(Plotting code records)
○ ○ ○ ○ ○
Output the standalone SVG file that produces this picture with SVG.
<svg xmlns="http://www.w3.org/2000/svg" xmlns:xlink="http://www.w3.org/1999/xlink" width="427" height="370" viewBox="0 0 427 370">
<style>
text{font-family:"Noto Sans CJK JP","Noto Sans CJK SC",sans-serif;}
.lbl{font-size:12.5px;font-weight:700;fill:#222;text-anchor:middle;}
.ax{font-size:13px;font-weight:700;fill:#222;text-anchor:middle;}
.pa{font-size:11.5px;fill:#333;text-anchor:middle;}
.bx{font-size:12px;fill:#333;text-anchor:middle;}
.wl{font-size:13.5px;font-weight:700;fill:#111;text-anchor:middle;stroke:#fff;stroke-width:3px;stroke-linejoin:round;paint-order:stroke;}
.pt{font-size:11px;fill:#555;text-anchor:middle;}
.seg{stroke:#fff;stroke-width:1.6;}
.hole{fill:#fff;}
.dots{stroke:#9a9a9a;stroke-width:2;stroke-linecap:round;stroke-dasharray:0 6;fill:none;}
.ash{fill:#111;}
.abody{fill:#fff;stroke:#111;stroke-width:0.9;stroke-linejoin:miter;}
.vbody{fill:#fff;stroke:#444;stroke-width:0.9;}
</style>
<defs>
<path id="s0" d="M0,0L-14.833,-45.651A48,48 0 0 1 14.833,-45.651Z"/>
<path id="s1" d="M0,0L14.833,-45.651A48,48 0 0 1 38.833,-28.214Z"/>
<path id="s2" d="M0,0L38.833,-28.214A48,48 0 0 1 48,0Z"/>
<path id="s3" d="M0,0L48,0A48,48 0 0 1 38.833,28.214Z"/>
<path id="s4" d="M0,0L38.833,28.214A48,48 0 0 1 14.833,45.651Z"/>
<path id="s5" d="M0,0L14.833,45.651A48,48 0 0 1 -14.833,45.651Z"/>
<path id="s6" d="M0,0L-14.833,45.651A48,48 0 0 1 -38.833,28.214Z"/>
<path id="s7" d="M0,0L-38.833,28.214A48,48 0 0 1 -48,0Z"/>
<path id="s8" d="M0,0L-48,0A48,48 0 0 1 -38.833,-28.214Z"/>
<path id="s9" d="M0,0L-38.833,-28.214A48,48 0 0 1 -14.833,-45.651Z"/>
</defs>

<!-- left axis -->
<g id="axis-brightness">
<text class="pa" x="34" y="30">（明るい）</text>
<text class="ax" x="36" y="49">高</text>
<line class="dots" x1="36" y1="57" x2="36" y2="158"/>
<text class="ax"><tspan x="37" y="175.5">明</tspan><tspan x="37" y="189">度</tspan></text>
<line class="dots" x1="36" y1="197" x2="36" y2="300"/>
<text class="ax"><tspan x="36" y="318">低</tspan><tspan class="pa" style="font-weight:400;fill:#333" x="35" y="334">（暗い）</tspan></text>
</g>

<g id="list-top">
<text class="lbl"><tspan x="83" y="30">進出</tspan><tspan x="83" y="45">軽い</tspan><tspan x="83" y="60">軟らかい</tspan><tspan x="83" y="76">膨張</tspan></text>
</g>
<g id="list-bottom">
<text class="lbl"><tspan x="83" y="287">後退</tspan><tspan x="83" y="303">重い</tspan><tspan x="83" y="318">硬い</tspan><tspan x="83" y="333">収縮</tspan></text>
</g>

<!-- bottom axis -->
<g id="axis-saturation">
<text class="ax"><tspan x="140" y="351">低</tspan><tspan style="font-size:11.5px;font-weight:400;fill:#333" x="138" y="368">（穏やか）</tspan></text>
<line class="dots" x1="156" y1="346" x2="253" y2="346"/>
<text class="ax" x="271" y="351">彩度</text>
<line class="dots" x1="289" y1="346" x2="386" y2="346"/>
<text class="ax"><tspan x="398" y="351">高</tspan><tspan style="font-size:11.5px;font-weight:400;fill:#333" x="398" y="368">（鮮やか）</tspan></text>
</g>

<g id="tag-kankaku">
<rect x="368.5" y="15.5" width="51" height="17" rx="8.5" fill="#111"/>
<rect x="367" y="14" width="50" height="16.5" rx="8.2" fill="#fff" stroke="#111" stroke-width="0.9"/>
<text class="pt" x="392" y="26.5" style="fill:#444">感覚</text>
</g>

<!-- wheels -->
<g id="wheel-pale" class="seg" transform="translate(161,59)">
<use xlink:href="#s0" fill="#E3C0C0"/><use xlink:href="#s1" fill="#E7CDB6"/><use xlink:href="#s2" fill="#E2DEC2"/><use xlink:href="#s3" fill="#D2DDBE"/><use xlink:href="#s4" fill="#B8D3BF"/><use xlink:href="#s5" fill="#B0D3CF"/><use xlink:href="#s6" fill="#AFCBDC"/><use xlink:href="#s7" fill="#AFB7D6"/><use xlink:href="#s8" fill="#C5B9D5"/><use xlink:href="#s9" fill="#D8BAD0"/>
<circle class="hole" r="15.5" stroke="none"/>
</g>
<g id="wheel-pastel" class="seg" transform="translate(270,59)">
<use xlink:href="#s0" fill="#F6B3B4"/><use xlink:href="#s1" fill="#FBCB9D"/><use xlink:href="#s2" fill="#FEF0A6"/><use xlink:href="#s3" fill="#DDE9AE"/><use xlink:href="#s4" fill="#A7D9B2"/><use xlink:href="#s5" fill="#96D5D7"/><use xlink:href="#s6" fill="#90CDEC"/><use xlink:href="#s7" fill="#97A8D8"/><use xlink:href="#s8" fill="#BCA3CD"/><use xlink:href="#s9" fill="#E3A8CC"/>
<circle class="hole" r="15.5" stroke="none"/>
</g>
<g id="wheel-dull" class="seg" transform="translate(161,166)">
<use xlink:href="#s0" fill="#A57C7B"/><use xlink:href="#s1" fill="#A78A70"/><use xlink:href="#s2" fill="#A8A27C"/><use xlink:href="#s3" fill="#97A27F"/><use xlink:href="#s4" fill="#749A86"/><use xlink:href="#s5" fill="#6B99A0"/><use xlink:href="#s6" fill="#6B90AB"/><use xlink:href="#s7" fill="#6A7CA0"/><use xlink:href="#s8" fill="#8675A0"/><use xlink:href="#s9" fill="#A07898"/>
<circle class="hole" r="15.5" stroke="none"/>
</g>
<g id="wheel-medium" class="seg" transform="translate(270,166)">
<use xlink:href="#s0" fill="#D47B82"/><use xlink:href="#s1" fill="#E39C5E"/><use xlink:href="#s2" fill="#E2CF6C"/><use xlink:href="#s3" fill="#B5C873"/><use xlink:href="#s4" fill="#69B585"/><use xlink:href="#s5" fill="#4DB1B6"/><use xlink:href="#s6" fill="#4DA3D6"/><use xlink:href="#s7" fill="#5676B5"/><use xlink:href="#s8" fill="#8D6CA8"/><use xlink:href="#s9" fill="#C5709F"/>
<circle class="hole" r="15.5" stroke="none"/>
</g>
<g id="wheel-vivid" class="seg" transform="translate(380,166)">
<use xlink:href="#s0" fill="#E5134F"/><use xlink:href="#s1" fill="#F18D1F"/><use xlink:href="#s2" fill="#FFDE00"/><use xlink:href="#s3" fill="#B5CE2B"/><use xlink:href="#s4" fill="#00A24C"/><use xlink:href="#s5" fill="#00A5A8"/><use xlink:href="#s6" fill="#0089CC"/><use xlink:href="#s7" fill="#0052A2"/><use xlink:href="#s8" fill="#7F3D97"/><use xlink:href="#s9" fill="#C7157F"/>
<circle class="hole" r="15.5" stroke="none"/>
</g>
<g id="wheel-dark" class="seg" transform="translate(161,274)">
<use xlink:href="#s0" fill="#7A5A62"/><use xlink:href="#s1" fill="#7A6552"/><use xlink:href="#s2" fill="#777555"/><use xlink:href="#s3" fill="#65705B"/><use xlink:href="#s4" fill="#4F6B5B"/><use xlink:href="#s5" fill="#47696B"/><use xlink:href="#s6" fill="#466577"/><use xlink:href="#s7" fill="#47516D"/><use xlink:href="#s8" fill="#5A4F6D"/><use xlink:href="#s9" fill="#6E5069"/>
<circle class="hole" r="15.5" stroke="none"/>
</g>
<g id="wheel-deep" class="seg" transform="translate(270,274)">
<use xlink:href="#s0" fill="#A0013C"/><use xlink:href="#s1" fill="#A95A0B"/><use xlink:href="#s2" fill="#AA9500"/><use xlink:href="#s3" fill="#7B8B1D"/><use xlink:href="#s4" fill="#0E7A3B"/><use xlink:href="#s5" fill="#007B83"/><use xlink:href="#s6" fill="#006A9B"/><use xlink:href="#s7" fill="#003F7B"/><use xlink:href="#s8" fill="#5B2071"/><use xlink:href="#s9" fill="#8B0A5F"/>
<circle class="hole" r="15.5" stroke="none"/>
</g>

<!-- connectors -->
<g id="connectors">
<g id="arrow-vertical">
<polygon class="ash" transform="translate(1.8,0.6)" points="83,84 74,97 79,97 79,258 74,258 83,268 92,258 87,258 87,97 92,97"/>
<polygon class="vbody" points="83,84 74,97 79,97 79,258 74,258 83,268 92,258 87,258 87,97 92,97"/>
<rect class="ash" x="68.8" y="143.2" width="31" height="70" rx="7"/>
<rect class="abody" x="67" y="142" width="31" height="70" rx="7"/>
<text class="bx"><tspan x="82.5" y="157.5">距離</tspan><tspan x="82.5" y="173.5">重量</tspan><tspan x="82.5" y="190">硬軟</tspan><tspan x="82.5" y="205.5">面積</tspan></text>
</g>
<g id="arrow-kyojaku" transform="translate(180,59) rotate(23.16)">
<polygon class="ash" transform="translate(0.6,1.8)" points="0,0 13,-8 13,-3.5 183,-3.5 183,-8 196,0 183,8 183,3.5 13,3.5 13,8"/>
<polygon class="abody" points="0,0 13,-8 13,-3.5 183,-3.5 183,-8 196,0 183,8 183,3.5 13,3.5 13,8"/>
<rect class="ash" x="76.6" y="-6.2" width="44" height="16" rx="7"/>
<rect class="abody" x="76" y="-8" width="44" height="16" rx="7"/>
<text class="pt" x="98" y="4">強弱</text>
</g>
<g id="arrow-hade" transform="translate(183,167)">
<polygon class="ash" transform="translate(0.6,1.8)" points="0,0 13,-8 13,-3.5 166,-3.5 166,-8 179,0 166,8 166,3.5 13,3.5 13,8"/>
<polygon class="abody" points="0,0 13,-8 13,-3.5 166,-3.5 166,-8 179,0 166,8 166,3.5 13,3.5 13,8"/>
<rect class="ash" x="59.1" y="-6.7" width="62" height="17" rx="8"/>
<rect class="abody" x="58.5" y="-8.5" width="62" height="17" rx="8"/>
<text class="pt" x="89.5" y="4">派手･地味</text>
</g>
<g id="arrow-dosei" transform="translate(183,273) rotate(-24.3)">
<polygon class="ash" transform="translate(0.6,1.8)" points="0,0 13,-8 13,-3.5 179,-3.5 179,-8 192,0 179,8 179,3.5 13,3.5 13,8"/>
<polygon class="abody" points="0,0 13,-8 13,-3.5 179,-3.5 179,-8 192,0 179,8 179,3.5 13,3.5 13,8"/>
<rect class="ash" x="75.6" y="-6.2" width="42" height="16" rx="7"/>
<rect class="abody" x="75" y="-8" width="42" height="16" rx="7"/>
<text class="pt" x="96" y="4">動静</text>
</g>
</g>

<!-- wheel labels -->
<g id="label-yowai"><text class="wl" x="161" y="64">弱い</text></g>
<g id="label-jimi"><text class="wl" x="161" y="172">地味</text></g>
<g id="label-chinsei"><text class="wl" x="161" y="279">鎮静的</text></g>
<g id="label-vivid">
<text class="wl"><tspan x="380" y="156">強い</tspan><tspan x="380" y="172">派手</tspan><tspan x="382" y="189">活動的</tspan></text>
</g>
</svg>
○ ○ ○ ○ ○
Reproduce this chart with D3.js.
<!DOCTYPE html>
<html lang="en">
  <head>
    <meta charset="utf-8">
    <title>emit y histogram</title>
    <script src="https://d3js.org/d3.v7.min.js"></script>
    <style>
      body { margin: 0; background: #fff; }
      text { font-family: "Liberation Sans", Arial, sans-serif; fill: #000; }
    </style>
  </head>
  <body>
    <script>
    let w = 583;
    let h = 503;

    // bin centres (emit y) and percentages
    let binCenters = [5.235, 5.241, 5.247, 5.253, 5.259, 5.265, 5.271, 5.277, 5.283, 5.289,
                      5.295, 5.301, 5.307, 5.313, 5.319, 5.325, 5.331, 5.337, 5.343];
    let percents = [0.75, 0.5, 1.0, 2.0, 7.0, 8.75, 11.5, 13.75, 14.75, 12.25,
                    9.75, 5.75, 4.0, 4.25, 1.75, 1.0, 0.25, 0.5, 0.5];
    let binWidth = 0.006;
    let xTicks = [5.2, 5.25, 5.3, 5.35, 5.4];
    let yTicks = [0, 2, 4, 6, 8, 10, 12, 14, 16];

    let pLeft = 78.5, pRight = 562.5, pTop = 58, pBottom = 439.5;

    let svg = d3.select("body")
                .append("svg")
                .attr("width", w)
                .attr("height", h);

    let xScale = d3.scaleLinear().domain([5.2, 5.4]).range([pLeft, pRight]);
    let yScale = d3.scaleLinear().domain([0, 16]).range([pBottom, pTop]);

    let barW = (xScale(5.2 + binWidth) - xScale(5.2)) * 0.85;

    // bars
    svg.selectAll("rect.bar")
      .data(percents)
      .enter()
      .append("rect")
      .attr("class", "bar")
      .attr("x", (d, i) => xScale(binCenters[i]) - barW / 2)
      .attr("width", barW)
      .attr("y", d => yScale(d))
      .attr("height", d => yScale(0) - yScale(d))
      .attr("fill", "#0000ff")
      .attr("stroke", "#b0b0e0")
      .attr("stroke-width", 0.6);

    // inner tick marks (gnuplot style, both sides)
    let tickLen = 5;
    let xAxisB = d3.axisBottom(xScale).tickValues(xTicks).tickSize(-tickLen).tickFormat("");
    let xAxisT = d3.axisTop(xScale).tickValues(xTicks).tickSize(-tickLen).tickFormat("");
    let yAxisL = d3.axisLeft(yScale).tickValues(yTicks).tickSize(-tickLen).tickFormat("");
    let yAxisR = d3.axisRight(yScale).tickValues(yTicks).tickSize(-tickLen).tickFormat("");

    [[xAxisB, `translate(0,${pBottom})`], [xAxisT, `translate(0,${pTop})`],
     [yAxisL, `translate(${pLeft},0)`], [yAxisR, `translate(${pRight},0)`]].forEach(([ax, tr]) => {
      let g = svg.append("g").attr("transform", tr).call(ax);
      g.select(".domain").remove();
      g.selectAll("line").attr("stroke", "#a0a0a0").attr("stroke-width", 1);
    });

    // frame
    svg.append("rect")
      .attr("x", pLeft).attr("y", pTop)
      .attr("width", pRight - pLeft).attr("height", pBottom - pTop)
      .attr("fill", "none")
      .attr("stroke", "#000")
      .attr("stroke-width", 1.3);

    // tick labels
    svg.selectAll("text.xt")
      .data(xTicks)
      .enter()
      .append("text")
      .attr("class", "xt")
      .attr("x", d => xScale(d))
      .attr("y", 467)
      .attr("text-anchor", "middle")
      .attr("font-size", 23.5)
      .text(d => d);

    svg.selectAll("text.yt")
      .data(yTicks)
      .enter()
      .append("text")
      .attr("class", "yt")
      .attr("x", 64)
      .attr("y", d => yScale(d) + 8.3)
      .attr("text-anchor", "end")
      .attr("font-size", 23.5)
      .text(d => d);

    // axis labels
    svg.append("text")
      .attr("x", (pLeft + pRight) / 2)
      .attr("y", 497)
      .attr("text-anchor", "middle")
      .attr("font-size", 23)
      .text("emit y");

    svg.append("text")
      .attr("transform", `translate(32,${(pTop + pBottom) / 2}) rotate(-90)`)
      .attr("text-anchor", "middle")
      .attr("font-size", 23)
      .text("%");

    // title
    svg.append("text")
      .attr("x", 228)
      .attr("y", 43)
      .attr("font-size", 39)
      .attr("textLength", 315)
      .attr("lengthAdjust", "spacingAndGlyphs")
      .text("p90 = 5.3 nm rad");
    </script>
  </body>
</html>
○ ○ ○ ○ ○
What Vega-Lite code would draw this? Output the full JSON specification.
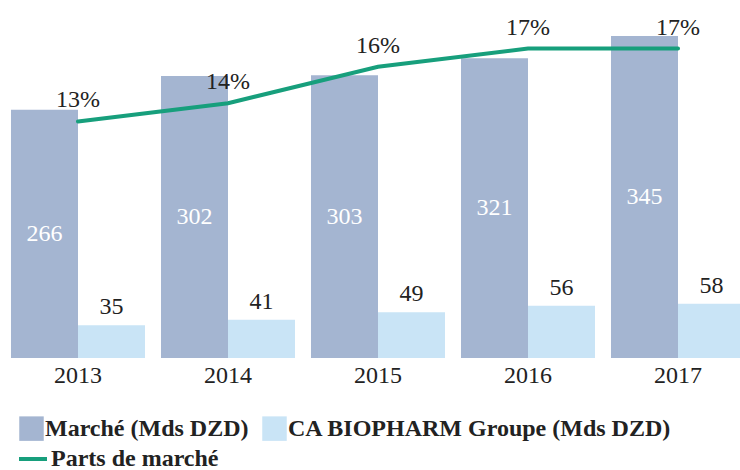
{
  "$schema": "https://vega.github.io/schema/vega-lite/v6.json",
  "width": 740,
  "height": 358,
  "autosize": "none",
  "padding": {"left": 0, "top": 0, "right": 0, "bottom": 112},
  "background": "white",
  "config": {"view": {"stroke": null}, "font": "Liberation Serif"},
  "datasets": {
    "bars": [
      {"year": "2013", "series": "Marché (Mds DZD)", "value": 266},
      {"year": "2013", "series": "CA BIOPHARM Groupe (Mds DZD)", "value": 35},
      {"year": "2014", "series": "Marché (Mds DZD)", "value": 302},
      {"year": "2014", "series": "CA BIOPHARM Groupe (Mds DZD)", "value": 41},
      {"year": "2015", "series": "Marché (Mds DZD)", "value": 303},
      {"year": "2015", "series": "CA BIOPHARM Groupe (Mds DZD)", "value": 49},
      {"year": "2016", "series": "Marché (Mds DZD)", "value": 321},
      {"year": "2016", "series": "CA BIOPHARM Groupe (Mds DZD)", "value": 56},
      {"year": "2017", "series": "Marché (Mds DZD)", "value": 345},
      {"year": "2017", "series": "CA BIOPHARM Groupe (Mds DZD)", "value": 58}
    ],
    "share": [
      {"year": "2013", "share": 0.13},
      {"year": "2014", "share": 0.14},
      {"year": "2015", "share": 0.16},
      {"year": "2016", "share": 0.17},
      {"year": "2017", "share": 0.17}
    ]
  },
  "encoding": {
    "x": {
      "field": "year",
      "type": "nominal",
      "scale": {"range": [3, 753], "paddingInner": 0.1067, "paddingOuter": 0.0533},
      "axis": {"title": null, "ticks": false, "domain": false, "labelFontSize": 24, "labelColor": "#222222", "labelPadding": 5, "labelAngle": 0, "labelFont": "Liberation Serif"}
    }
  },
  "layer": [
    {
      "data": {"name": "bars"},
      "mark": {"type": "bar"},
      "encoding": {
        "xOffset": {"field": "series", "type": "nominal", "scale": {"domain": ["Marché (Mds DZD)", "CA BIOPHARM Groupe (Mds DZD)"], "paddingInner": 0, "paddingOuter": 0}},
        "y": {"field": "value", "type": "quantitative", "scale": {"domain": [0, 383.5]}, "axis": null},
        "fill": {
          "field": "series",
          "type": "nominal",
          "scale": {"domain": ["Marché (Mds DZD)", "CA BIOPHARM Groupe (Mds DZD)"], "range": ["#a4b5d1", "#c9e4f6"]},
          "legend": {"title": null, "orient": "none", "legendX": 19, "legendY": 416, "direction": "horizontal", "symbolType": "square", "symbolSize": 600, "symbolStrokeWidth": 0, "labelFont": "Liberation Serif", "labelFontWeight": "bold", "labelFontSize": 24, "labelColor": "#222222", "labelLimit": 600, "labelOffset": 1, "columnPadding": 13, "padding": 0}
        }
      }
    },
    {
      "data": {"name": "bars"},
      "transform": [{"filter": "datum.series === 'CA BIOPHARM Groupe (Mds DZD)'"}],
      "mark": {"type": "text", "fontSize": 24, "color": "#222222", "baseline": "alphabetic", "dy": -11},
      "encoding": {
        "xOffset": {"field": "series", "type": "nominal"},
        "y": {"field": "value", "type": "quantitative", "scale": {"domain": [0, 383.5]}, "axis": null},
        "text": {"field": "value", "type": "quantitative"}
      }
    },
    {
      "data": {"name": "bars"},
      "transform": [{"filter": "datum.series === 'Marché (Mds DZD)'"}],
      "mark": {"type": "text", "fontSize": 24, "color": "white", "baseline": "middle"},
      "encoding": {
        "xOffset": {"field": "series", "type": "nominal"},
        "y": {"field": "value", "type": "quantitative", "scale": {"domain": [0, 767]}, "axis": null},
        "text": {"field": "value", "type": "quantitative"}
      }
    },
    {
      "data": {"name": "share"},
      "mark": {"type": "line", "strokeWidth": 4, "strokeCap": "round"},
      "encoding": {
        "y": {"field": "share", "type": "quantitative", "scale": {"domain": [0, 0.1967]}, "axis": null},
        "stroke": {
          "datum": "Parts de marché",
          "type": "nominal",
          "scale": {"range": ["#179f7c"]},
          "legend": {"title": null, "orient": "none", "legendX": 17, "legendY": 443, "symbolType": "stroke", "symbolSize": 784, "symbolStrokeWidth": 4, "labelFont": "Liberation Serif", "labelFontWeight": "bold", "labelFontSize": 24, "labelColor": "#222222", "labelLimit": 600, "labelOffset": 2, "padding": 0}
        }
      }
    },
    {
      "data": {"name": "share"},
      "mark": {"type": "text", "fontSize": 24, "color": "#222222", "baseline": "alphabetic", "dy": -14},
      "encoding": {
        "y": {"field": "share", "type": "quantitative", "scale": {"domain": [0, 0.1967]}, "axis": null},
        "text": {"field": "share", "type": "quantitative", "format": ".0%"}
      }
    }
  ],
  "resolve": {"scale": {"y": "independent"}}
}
○ ○ ○ ○ ○
The word "Output" appears in how many lines of the data? Answer with only the number.

2